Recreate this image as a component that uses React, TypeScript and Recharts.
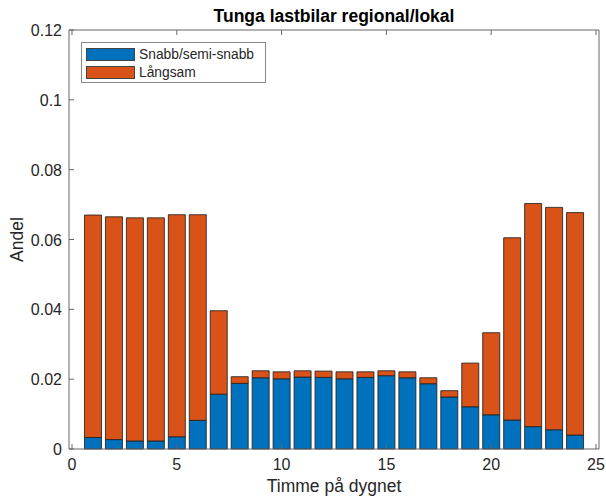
import { BarChart, Bar, XAxis, YAxis } from 'recharts'

// timme 1..24
const hours = [1, 2, 3, 4, 5, 6, 7, 8, 9, 10, 11, 12, 13, 14, 15, 16, 17, 18, 19, 20, 21, 22, 23, 24]
const snabb = [
  0.0033, 0.0027, 0.0023, 0.0023, 0.0035, 0.0082, 0.0157, 0.0188, 0.0204, 0.0201, 0.0206, 0.0205,
  0.0201, 0.0205, 0.0210, 0.0204, 0.0187, 0.0149, 0.0121, 0.0098, 0.0083, 0.0064, 0.0055, 0.0040,
]
const totals = [
  0.0670, 0.0665, 0.0662, 0.0662, 0.0671, 0.0671, 0.0396, 0.0207, 0.0224, 0.0221, 0.0224, 0.0223,
  0.0221, 0.0221, 0.0224, 0.0221, 0.0204, 0.0167, 0.0246, 0.0333, 0.0605, 0.0703, 0.0692, 0.0677,
]
const langsam = totals.map((t, i) => t - snabb[i])

const xTicks = [0, 5, 10, 15, 20, 25]
const yTicks = [0, 0.02, 0.04, 0.06, 0.08, 0.1, 0.12]

const data = hours.map((h, i) => ({ hour: h, snabb: snabb[i], langsam: langsam[i] }))

const BLUE = '#0072BD'
const ORANGE = '#D95319'
const AXIS = '#666'
const TEXT = '#262626'
const FONT = 'Arial, "Liberation Sans", sans-serif'

const fmtY = (v: number) => String(Number(v.toFixed(2)))

const BottomTick = ({ x, y, payload }: any) => (
  <g>
    <line x1={x} y1={y} x2={x} y2={y - 5} stroke={AXIS} />
    <text x={x} y={y + 21} textAnchor="middle" fill={TEXT} fontSize={16} fontFamily={FONT}>
      {payload.value}
    </text>
  </g>
)

const TopTick = ({ x, y }: any) => <line x1={x} y1={y} x2={x} y2={y + 5} stroke={AXIS} />

const LeftTick = ({ x, y, payload }: any) => (
  <g>
    <line x1={x} y1={y} x2={x + 5} y2={y} stroke={AXIS} />
    <text x={x - 7} y={y + 6} textAnchor="end" fill={TEXT} fontSize={16} fontFamily={FONT}>
      {fmtY(payload.value)}
    </text>
  </g>
)

const RightTick = ({ x, y }: any) => <line x1={x} y1={y} x2={x - 5} y2={y} stroke={AXIS} />

const legendItems = [
  { label: 'Snabb/semi-snabb', color: BLUE },
  { label: 'Långsam', color: ORANGE },
]

export default function App() {
  return (
    <div style={{ position: 'absolute', left: 0, top: 0, width: 606, height: 496, background: '#fff' }}>
      <BarChart width={606} height={496} data={data} margin={{ top: 29, right: 6, bottom: 0, left: 0 }}>
        <XAxis
          xAxisId="bottom"
          dataKey="hour"
          type="number"
          domain={[-0.143, 25.143]}
          ticks={xTicks}
          height={47}
          tickSize={0}
          tickMargin={0}
          tick={<BottomTick />}
          stroke={AXIS}
          allowDataOverflow
        />
        <XAxis
          xAxisId="top"
          orientation="top"
          dataKey="hour"
          type="number"
          domain={[-0.143, 25.143]}
          ticks={xTicks}
          height={1}
          tickSize={0}
          tickMargin={0}
          tick={<TopTick />}
          stroke={AXIS}
          allowDataOverflow
        />
        <YAxis
          yAxisId="left"
          domain={[0, 0.12]}
          ticks={yTicks}
          width={69}
          tickSize={0}
          tickMargin={0}
          tick={<LeftTick />}
          stroke={AXIS}
          label={{
            value: 'Andel',
            angle: -90,
            position: 'insideLeft',
            offset: 17,
            style: { fill: TEXT, fontSize: 17.5, fontFamily: FONT, textAnchor: 'middle' },
          }}
        />
        <YAxis
          yAxisId="right"
          orientation="right"
          domain={[0, 0.12]}
          ticks={yTicks}
          width={1}
          tickSize={0}
          tickMargin={0}
          tick={<RightTick />}
          stroke={AXIS}
        />
        <Bar
          xAxisId="bottom"
          yAxisId="left"
          dataKey="snabb"
          stackId="a"
          fill={BLUE}
          stroke="#222"
          strokeOpacity={0.85}
          barSize={17}
          isAnimationActive={false}
        />
        <Bar
          xAxisId="bottom"
          yAxisId="left"
          dataKey="langsam"
          stackId="a"
          fill={ORANGE}
          stroke="#222"
          strokeOpacity={0.85}
          barSize={17}
          isAnimationActive={false}
        />
      </BarChart>
      {/* legend, MATLAB style box inside the axes */}
      <div
        style={{
          position: 'absolute',
          left: 81,
          top: 42,
          width: 185,
          height: 41,
          border: '1px solid #888',
          background: '#fff',
          boxSizing: 'border-box',
          padding: '5px 0 0 4px',
          fontFamily: FONT,
          fontSize: 13.8,
          color: TEXT,
        }}
      >
        {legendItems.map(item => (
          <div key={item.label} style={{ display: 'flex', alignItems: 'center', height: 13, marginBottom: 5 }}>
            <span
              style={{
                width: 49,
                height: 13,
                background: item.color,
                border: '1px solid #444',
                boxSizing: 'border-box',
                marginRight: 4,
                flexShrink: 0,
              }}
            />
            <span style={{ whiteSpace: 'nowrap' }}>{item.label}</span>
          </div>
        ))}
      </div>
      <div
        style={{
          position: 'absolute',
          left: 69,
          width: 530,
          top: 6,
          textAlign: 'center',
          fontFamily: FONT,
          fontWeight: 'bold',
          fontSize: 17.5,
          lineHeight: '20px',
          color: '#000',
        }}
      >
        Tunga lastbilar regional/lokal
      </div>
      <div
        style={{
          position: 'absolute',
          left: 69,
          width: 530,
          top: 476,
          textAlign: 'center',
          fontFamily: FONT,
          fontSize: 17.5,
          lineHeight: '20px',
          color: TEXT,
        }}
      >
        Timme på dygnet
      </div>
    </div>
  )
}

[What the task requires] Repeat verbatim all the material, but not the pictures.

[Result of this task]
Recreate this image as a component that uses React, TypeScript and Recharts.
import { BarChart, Bar, XAxis, YAxis } from 'recharts'

// timme 1..24
const hours = [1, 2, 3, 4, 5, 6, 7, 8, 9, 10, 11, 12, 13, 14, 15, 16, 17, 18, 19, 20, 21, 22, 23, 24]
const snabb = [
  0.0033, 0.0027, 0.0023, 0.0023, 0.0035, 0.0082, 0.0157, 0.0188, 0.0204, 0.0201, 0.0206, 0.0205,
  0.0201, 0.0205, 0.0210, 0.0204, 0.0187, 0.0149, 0.0121, 0.0098, 0.0083, 0.0064, 0.0055, 0.0040,
]
const totals = [
  0.0670, 0.0665, 0.0662, 0.0662, 0.0671, 0.0671, 0.0396, 0.0207, 0.0224, 0.0221, 0.0224, 0.0223,
  0.0221, 0.0221, 0.0224, 0.0221, 0.0204, 0.0167, 0.0246, 0.0333, 0.0605, 0.0703, 0.0692, 0.0677,
]
const langsam = totals.map((t, i) => t - snabb[i])

const xTicks = [0, 5, 10, 15, 20, 25]
const yTicks = [0, 0.02, 0.04, 0.06, 0.08, 0.1, 0.12]

const data = hours.map((h, i) => ({ hour: h, snabb: snabb[i], langsam: langsam[i] }))

const BLUE = '#0072BD'
const ORANGE = '#D95319'
const AXIS = '#666'
const TEXT = '#262626'
const FONT = 'Arial, "Liberation Sans", sans-serif'

const fmtY = (v: number) => String(Number(v.toFixed(2)))

const BottomTick = ({ x, y, payload }: any) => (
  <g>
    <line x1={x} y1={y} x2={x} y2={y - 5} stroke={AXIS} />
    <text x={x} y={y + 21} textAnchor="middle" fill={TEXT} fontSize={16} fontFamily={FONT}>
      {payload.value}
    </text>
  </g>
)

const TopTick = ({ x, y }: any) => <line x1={x} y1={y} x2={x} y2={y + 5} stroke={AXIS} />

const LeftTick = ({ x, y, payload }: any) => (
  <g>
    <line x1={x} y1={y} x2={x + 5} y2={y} stroke={AXIS} />
    <text x={x - 7} y={y + 6} textAnchor="end" fill={TEXT} fontSize={16} fontFamily={FONT}>
      {fmtY(payload.value)}
    </text>
  </g>
)

const RightTick = ({ x, y }: any) => <line x1={x} y1={y} x2={x - 5} y2={y} stroke={AXIS} />

const legendItems = [
  { label: 'Snabb/semi-snabb', color: BLUE },
  { label: 'Långsam', color: ORANGE },
]

export default function App() {
  return (
    <div style={{ position: 'absolute', left: 0, top: 0, width: 606, height: 496, background: '#fff' }}>
      <BarChart width={606} height={496} data={data} margin={{ top: 29, right: 6, bottom: 0, left: 0 }}>
        <XAxis
          xAxisId="bottom"
          dataKey="hour"
          type="number"
          domain={[-0.143, 25.143]}
          ticks={xTicks}
          height={47}
          tickSize={0}
          tickMargin={0}
          tick={<BottomTick />}
          stroke={AXIS}
          allowDataOverflow
        />
        <XAxis
          xAxisId="top"
          orientation="top"
          dataKey="hour"
          type="number"
          domain={[-0.143, 25.143]}
          ticks={xTicks}
          height={1}
          tickSize={0}
          tickMargin={0}
          tick={<TopTick />}
          stroke={AXIS}
          allowDataOverflow
        />
        <YAxis
          yAxisId="left"
          domain={[0, 0.12]}
          ticks={yTicks}
          width={69}
          tickSize={0}
          tickMargin={0}
          tick={<LeftTick />}
          stroke={AXIS}
          label={{
            value: 'Andel',
            angle: -90,
            position: 'insideLeft',
            offset: 17,
            style: { fill: TEXT, fontSize: 17.5, fontFamily: FONT, textAnchor: 'middle' },
          }}
        />
        <YAxis
          yAxisId="right"
          orientation="right"
          domain={[0, 0.12]}
          ticks={yTicks}
          width={1}
          tickSize={0}
          tickMargin={0}
          tick={<RightTick />}
          stroke={AXIS}
        />
        <Bar
          xAxisId="bottom"
          yAxisId="left"
          dataKey="snabb"
          stackId="a"
          fill={BLUE}
          stroke="#222"
          strokeOpacity={0.85}
          barSize={17}
          isAnimationActive={false}
        />
        <Bar
          xAxisId="bottom"
          yAxisId="left"
          dataKey="langsam"
          stackId="a"
          fill={ORANGE}
          stroke="#222"
          strokeOpacity={0.85}
          barSize={17}
          isAnimationActive={false}
        />
      </BarChart>
      {/* legend, MATLAB style box inside the axes */}
      <div
        style={{
          position: 'absolute',
          left: 81,
          top: 42,
          width: 185,
          height: 41,
          border: '1px solid #888',
          background: '#fff',
          boxSizing: 'border-box',
          padding: '5px 0 0 4px',
          fontFamily: FONT,
          fontSize: 13.8,
          color: TEXT,
        }}
      >
        {legendItems.map(item => (
          <div key={item.label} style={{ display: 'flex', alignItems: 'center', height: 13, marginBottom: 5 }}>
            <span
              style={{
                width: 49,
                height: 13,
                background: item.color,
                border: '1px solid #444',
                boxSizing: 'border-box',
                marginRight: 4,
                flexShrink: 0,
              }}
            />
            <span style={{ whiteSpace: 'nowrap' }}>{item.label}</span>
          </div>
        ))}
      </div>
      <div
        style={{
          position: 'absolute',
          left: 69,
          width: 530,
          top: 6,
          textAlign: 'center',
          fontFamily: FONT,
          fontWeight: 'bold',
          fontSize: 17.5,
          lineHeight: '20px',
          color: '#000',
        }}
      >
        Tunga lastbilar regional/lokal
      </div>
      <div
        style={{
          position: 'absolute',
          left: 69,
          width: 530,
          top: 476,
          textAlign: 'center',
          fontFamily: FONT,
          fontSize: 17.5,
          lineHeight: '20px',
          color: TEXT,
        }}
      >
        Timme på dygnet
      </div>
    </div>
  )
}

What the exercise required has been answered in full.